WHAT IS NEEDED — Sift the listing for lines that hold the string "this" and pull them out.

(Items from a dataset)
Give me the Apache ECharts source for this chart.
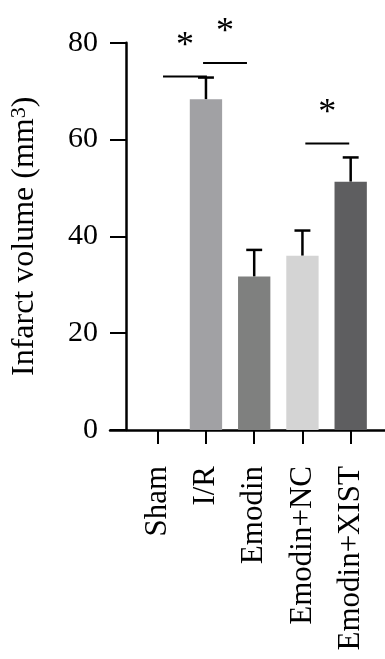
<!DOCTYPE html>
<html><head><meta charset="utf-8">
<script src="https://cdn.jsdelivr.net/npm/echarts@6/dist/echarts.min.js"></script>
<style>html,body{margin:0;padding:0;background:#fff}#c{width:385px;height:659px}</style>
</head><body><div id="c"></div>
<script>
var categories = ['Sham', 'I/R', 'Emodin', 'Emodin+NC', 'Emodin+XIST'];
var means = [0, 68.3, 31.7, 36.0, 51.3];
var upper = [0, 72.8, 37.2, 41.2, 56.3];
var colors = ['#ffffff', '#a1a1a4', '#7f807f', '#d4d4d4', '#5e5e60'];
var yTicks = { min: 0, max: 80, interval: 20 };
var sigStart = [0.11, 0.94, 3.06];
var sigEnd = [1.02, 1.85, 3.97];
var sigY = [73.0, 75.8, 59.2];
var sigLabel = ['*', '*', '*'];

var FONT = 'Liberation Serif';
var chart = echarts.init(document.getElementById('c'), null, { renderer: 'canvas' });

function catX(api, v, y) {
  var base = Math.round(v);
  var p = api.coord([base, y]);
  return [p[0] + (v - base) * api.size([1, 0])[0], p[1]];
}

chart.setOption({
  animation: false,
  backgroundColor: '#ffffff',
  grid: [
    { left: 133.6, right: 10.2, top: 42.7, bottom: 229, containLabel: false },
    { left: 110, right: 0, top: 42.7, bottom: 229, containLabel: false }
  ],
  xAxis: [{
    type: 'category', data: categories, gridIndex: 0,
    axisLine: { show: false },
    axisTick: { show: true, alignWithLabel: true, length: 14, lineStyle: { color: '#000', width: 2 } },
    axisLabel: { rotate: 90, margin: 36, color: '#000', fontFamily: FONT, fontSize: 31, interval: 0 }
  }, {
    type: 'value', gridIndex: 1, min: 0, max: 1,
    axisLine: { show: true, lineStyle: { color: '#000', width: 2.5 } },
    axisTick: { show: false }, axisLabel: { show: false }, splitLine: { show: false }
  }],
  yAxis: [{
    type: 'value', gridIndex: 0, min: yTicks.min, max: yTicks.max, interval: yTicks.interval,
    offset: 7.6,
    name: 'Infarct volume (mm{sup|3})', nameLocation: 'middle', nameRotate: 90, nameGap: 84,
    nameTextStyle: { color: '#000', fontFamily: FONT, fontSize: 32,
      rich: { sup: { fontSize: 22, fontFamily: FONT, color: '#000', verticalAlign: 'top', padding: [0, 0, 12, 0] } } },
    axisLine: { show: true, lineStyle: { color: '#000', width: 2.5 } },
    axisTick: { show: true, length: 16, lineStyle: { color: '#000', width: 2 } },
    axisLabel: { margin: 28, color: '#000', fontFamily: FONT, fontSize: 30 },
    splitLine: { show: false }
  }, {
    type: 'value', gridIndex: 1, show: false, min: 0, max: 1
  }],
  series: [{
    type: 'bar', xAxisIndex: 0, yAxisIndex: 0, barWidth: '67%',
    data: means.map(function (v, i) { return { value: v, itemStyle: { color: colors[i] } }; })
  }, {
    type: 'custom', xAxisIndex: 0, yAxisIndex: 0,
    data: means.map(function (v, i) { return [i, v, upper[i]]; }),
    renderItem: function (params, api) {
      var i = api.value(0), m = api.value(1), u = api.value(2);
      if (u <= m) return null;
      var p0 = api.coord([i, m]), p1 = api.coord([i, u]);
      var half = api.size([1, 0])[0] * 0.165;
      return { type: 'group', children: [
        { type: 'line', shape: { x1: p0[0], y1: p0[1], x2: p1[0], y2: p1[1] }, style: { stroke: '#000', lineWidth: 2.5 } },
        { type: 'line', shape: { x1: p1[0] - half, y1: p1[1], x2: p1[0] + half, y2: p1[1] }, style: { stroke: '#000', lineWidth: 2.5 } }
      ] };
    }
  }, {
    type: 'custom', xAxisIndex: 0, yAxisIndex: 0,
    data: sigY.map(function (y, k) { return [sigStart[k], sigEnd[k], y]; }),
    renderItem: function (params, api) {
      var k = params.dataIndex;
      var a = catX(api, sigStart[k], sigY[k]), b = catX(api, sigEnd[k], sigY[k]);
      return { type: 'group', children: [
        { type: 'line', shape: { x1: a[0], y1: a[1], x2: b[0], y2: b[1] }, style: { stroke: '#000', lineWidth: 2 } },
        { type: 'text', x: (a[0] + b[0]) / 2, y: a[1] - 30,
          style: { text: sigLabel[k], fill: '#000', font: '36px "' + FONT + '"', align: 'center', verticalAlign: 'middle' } }
      ] };
    }
  }]
});
</script></body></html>
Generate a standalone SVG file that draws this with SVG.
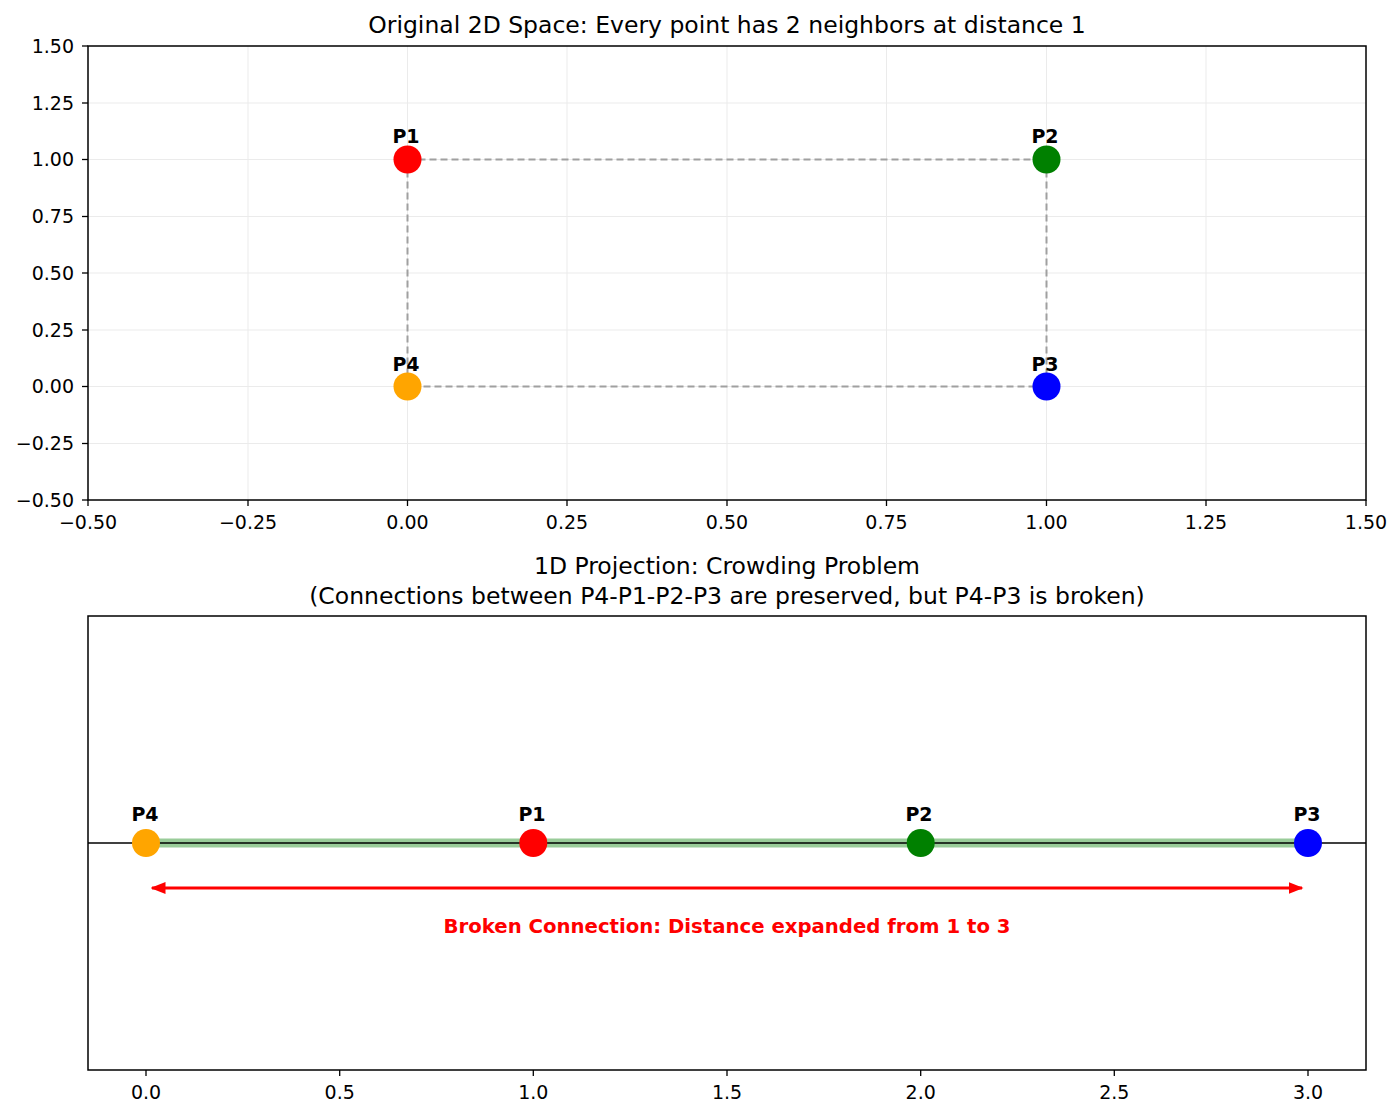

RESPONSE —
Give me the Apache ECharts source for this chart.
Generate a standalone SVG file that draws this with SVG.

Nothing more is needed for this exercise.